NATCHITOCHES – Christian Holmes, a 2021 graduate of C.E. Byrd High School in Shreveport, was honored during a signing day program for future educators. Holmes committed to participate in the Call Me MISTER program at Northwestern State University, an initiative to recruit African American males to become teachers and mentors at low-performing schools.
Holmes participated in Caddo’s teaching professions classes in recent years, which allowed him to gain insight into the work of educators. He is the first Caddo Parish student to participate in the Call Me MISTER program.
“I want to be a teacher to inspire the upcoming generation of young boys,” Holmes said. “I want them to know that they can do any and everything they put their minds to.”

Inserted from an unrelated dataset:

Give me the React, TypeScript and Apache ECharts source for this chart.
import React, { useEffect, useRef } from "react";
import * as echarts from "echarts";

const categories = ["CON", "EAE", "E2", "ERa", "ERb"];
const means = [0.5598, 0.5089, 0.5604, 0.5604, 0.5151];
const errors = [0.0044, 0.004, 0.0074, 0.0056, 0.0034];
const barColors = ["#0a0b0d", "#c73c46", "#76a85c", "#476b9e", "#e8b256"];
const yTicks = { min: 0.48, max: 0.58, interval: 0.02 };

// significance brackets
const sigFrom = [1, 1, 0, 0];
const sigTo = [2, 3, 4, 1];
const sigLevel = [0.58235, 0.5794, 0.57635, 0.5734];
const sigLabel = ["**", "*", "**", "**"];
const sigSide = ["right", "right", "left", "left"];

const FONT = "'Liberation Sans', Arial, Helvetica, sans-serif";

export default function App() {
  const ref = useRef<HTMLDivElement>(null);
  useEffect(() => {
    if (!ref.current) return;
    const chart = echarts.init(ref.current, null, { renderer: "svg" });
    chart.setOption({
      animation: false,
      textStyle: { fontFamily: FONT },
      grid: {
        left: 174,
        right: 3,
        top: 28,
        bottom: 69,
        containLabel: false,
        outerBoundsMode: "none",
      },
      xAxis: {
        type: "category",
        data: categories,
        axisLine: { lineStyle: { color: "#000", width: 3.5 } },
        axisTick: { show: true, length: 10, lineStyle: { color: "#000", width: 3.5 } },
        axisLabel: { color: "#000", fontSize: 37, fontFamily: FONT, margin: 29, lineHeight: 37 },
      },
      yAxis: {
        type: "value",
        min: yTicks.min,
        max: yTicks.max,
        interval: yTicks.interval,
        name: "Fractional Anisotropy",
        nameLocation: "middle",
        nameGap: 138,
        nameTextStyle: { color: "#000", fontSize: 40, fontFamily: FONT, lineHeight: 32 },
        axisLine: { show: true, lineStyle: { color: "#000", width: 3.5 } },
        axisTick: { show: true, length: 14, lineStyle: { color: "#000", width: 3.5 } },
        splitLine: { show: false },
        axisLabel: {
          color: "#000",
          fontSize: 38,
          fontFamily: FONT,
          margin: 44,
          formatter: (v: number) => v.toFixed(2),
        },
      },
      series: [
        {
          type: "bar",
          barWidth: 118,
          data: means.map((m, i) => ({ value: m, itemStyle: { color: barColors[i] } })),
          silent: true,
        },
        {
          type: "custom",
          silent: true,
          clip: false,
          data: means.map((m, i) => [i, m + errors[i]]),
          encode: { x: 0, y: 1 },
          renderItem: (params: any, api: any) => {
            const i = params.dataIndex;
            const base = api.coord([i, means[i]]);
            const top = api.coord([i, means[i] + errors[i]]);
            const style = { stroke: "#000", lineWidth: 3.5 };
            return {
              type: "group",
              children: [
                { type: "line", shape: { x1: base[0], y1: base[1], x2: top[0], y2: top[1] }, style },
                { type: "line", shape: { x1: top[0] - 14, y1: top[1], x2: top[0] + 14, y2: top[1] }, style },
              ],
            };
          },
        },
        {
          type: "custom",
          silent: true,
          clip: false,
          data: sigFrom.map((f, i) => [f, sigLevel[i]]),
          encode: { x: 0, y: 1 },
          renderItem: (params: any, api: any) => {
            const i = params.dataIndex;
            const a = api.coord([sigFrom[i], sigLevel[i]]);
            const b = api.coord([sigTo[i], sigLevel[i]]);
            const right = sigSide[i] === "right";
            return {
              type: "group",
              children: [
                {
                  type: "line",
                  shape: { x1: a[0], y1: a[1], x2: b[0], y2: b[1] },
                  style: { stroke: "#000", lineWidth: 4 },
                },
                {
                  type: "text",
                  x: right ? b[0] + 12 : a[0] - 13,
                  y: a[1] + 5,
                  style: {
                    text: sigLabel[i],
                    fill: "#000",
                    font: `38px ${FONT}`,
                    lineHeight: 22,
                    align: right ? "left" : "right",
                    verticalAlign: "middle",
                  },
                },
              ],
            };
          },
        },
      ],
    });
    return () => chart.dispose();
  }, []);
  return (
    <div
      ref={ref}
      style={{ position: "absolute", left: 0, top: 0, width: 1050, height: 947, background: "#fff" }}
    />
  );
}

“Teaching is a calling that requires passion, ambition and determination,” said Dr. T. Lamar Goree, Superintendent of Caddo Schools. “To see Christian identify at such a young age his desire to go into this incredible profession is something to admire. Through our work to provide coursework to prepare future teachers for the demands of undergraduate education classes, we are seeing the results of these efforts through students like Christian. We look forward to seeing additional students choosing to be teachers and participating in opportunities such as the Call Me MISTER program which allows individuals to become the best teachers they can be.”
Caddo also extended an offer to Holmes which allows him to work for the district as a teacher upon completion of his degree and receipt of his teaching certification.
Holmes learned about the program from his senior counselor Amanda Byrd.
MISTER is an acronym for Mentors Instructing Students Toward Effective Role Models. As a Call Me MISTER campus, NSU is part of a highly acclaimed recruitment and support program that includes a national network of universities.
“Research shows that having greater diversity in the teaching force yields positive outcomes not only for children of color, but for all children,” said Ramona Wynder, program coordinator. “When children have access to effective teachers who look like them, they perform better academically and social-emotionally.”
Prospective Misters must be a minority male and come from an underserved, socioeconomically disadvantaged, and/or educationally at-risk community. They must major in early childhood education, elementary education, health and physical education or music education and demonstrate a record of high scholastic achievement and participation in extra-curricular and community service activities.
Applications for Call me MISTER will be reviewed on a competitive basis each spring for consideration for cohorts that will begin each fall semester. Preference will be given to graduating high school seniors; two-year community college transfers; and first-year college freshmen. Eligible candidates will be selected based on their potential for teaching and their motivation for participation in the program.